深尾家にも色々ありますが、そこの電気ビルのところにあった深尾家屋敷には、望櫓があったそうです。塔のように立てられた櫓。そこに、毎年正月11日、山内の殿様がやって来ました。「御馭初(おのりぞめ)」を観る為。
御馭初は、土佐藩の種々の行事のなかでも、最重要行事のひとつに位置付けられるもの。
まず、家臣たちは、自分の馬を引き連れて升形に集合。升形は、升の形の広場で、軍事的な意味合いの施設ですが、高知の城下の升形の主たる役割は、この御馭初の集合場所やったにかありません。
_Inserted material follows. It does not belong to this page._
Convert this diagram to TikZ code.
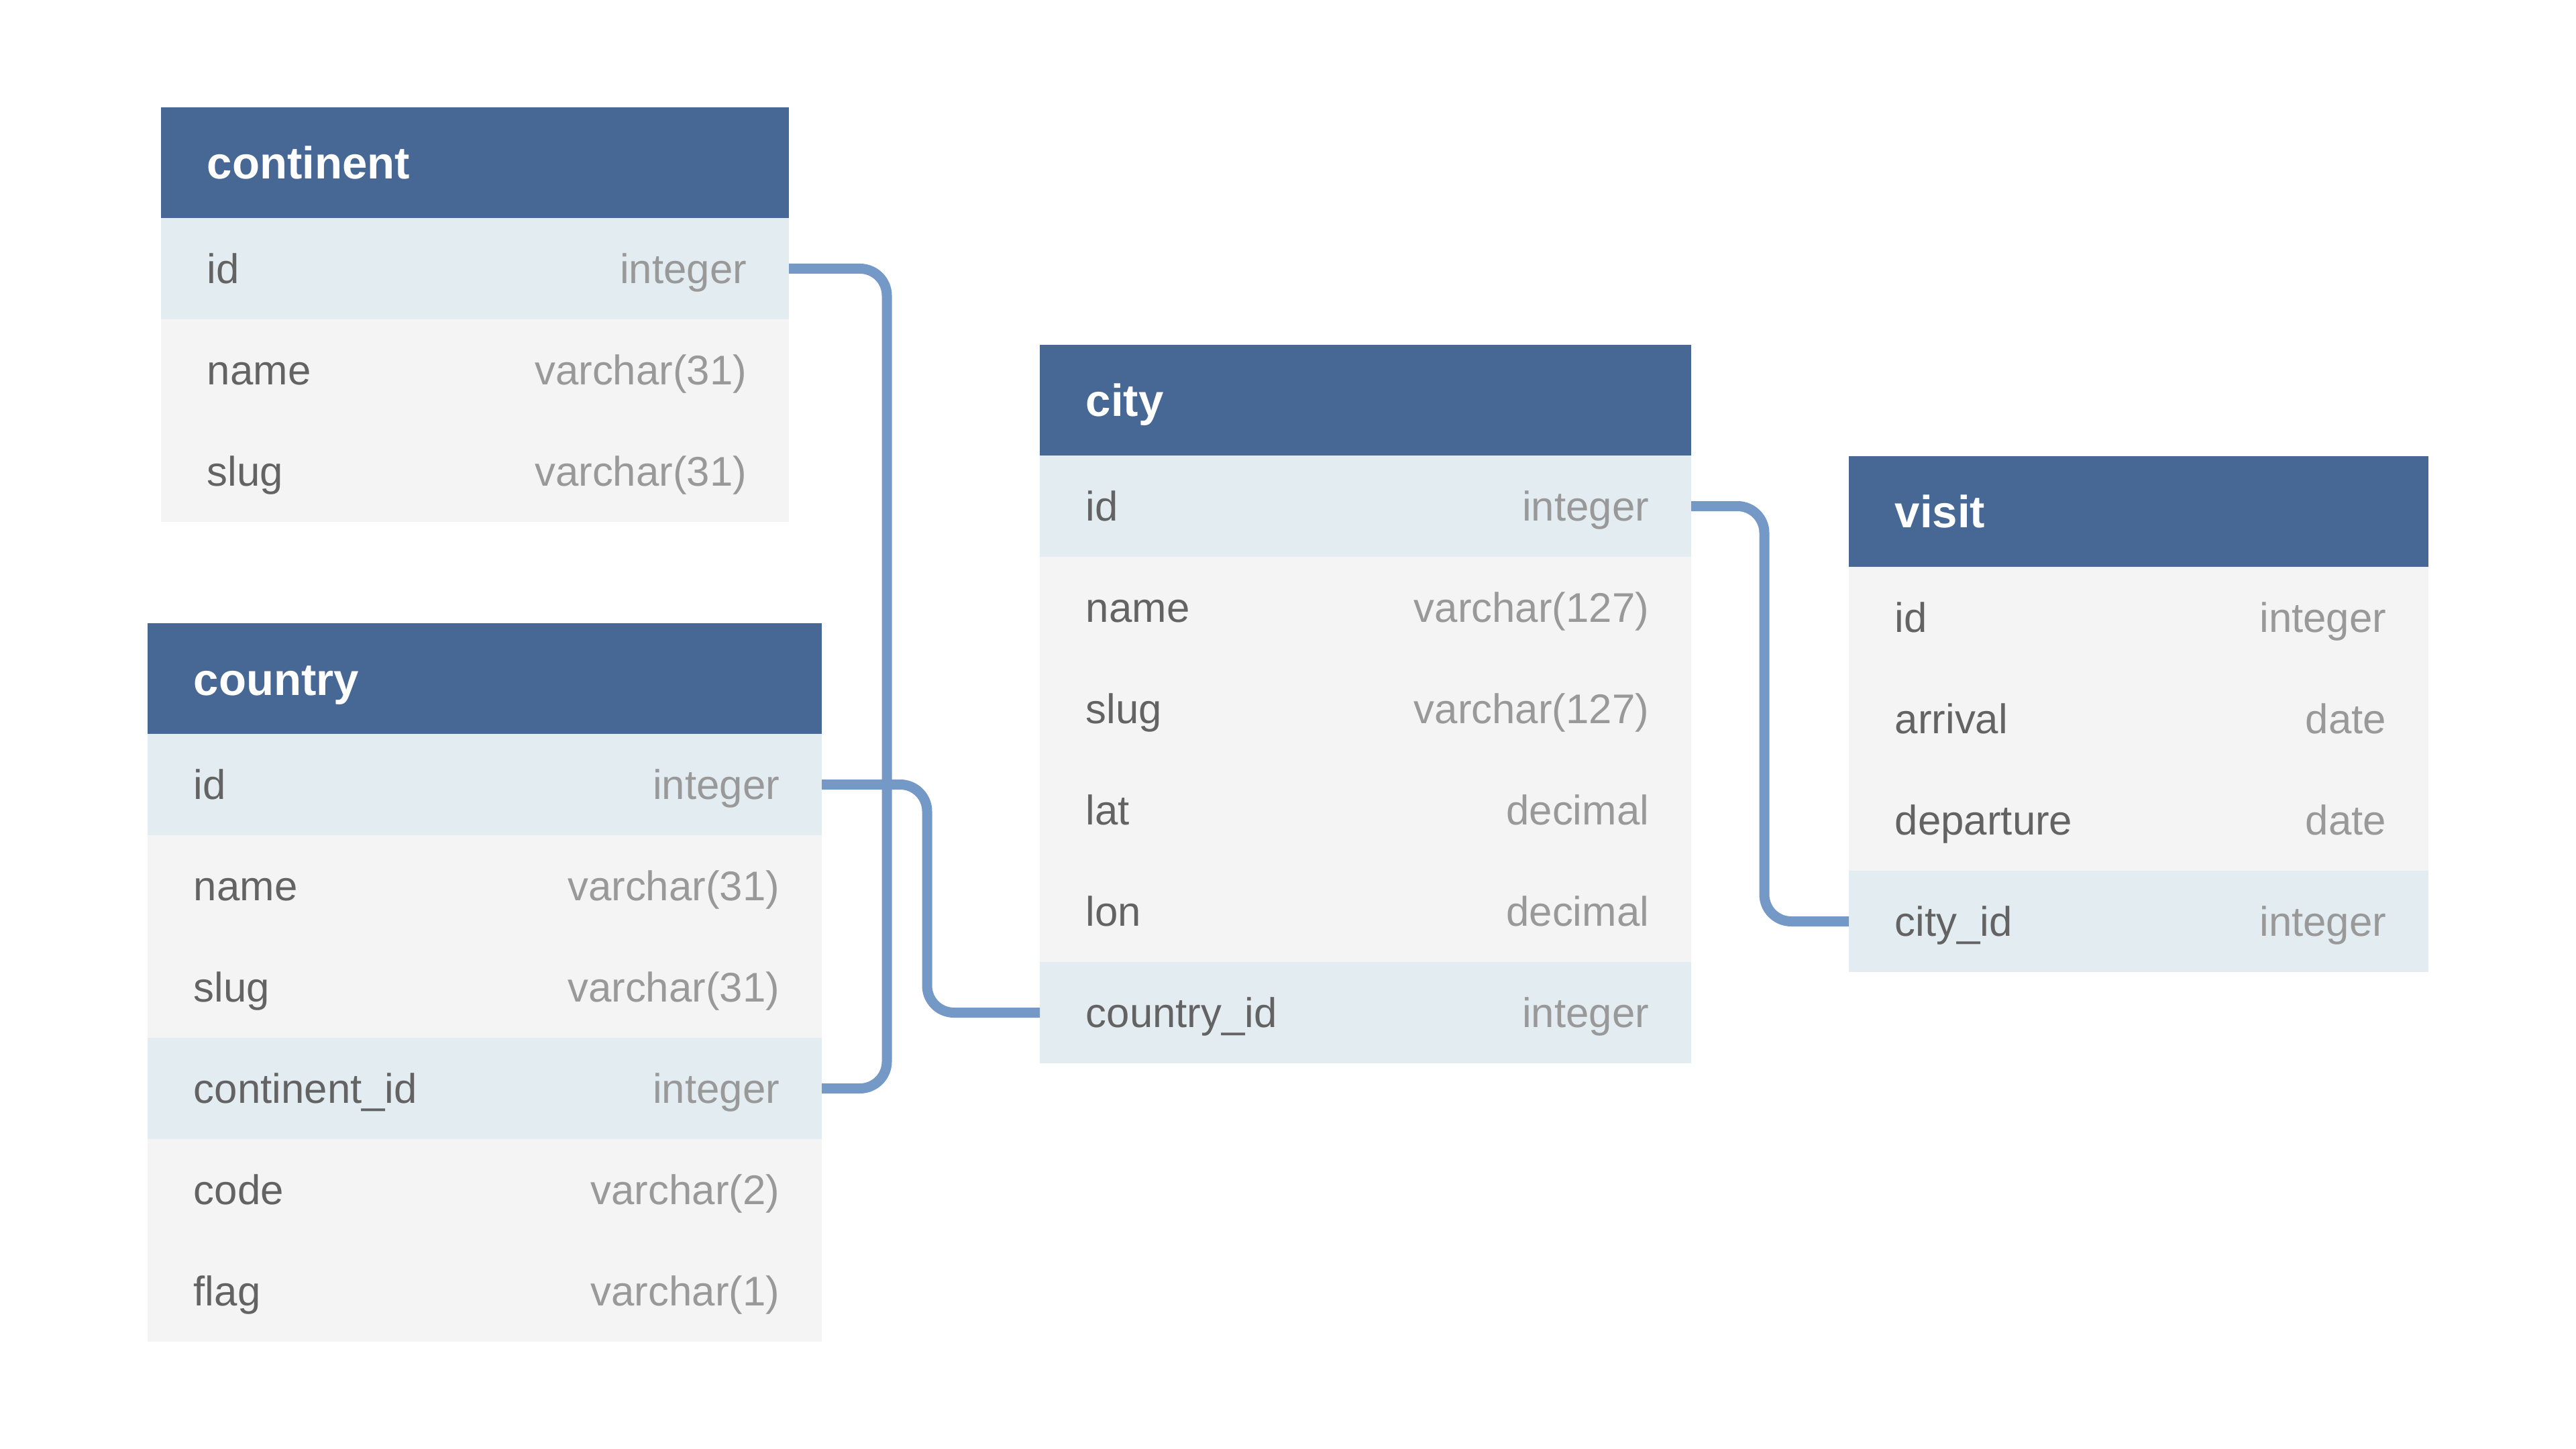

で、家臣は、そこの櫓におわします殿様に謁見した後、現在のグランド通、前は「乗出」と言いよったところから馬を乗り出し、約800m、堀詰まで一騎づつ、駆け抜ける訳です。で、グランド通という電停は、以前は、乗出(のりだし)という電停でした。この御馭初、キチンと、武士としての修練をしゆうかどうか確認する意味合いもあったがでしょう。そして武士にとっては、年に一度の武士らしいところを見せる晴れの場でございました。
山内一豊さんが、名馬によって出世した、というあまりにも有名な話が土佐藩にはあったので、その御馭初には特別な意味合いもあったがでしょうねえ。
そして、藩にとっては、閲兵式。重要な軍事行事。
最初は上士だけしか参加を認められちゃあせんかったがですが、慶安2年(1649年)から郷士も参加を認められ、郷士にとっては特に晴れがましいイベントであったことがわかります。明治4年まで続けられた、という御馭初。
今、建物が無いなっちゅうその場所にあった望櫓。そこから、この通りを西から東へ駆け抜ける騎馬武者。デカいビルが建つと、そんな風景も想像しにくいことになります。今のうちに、たっぷりと眺め、想像しちょきます。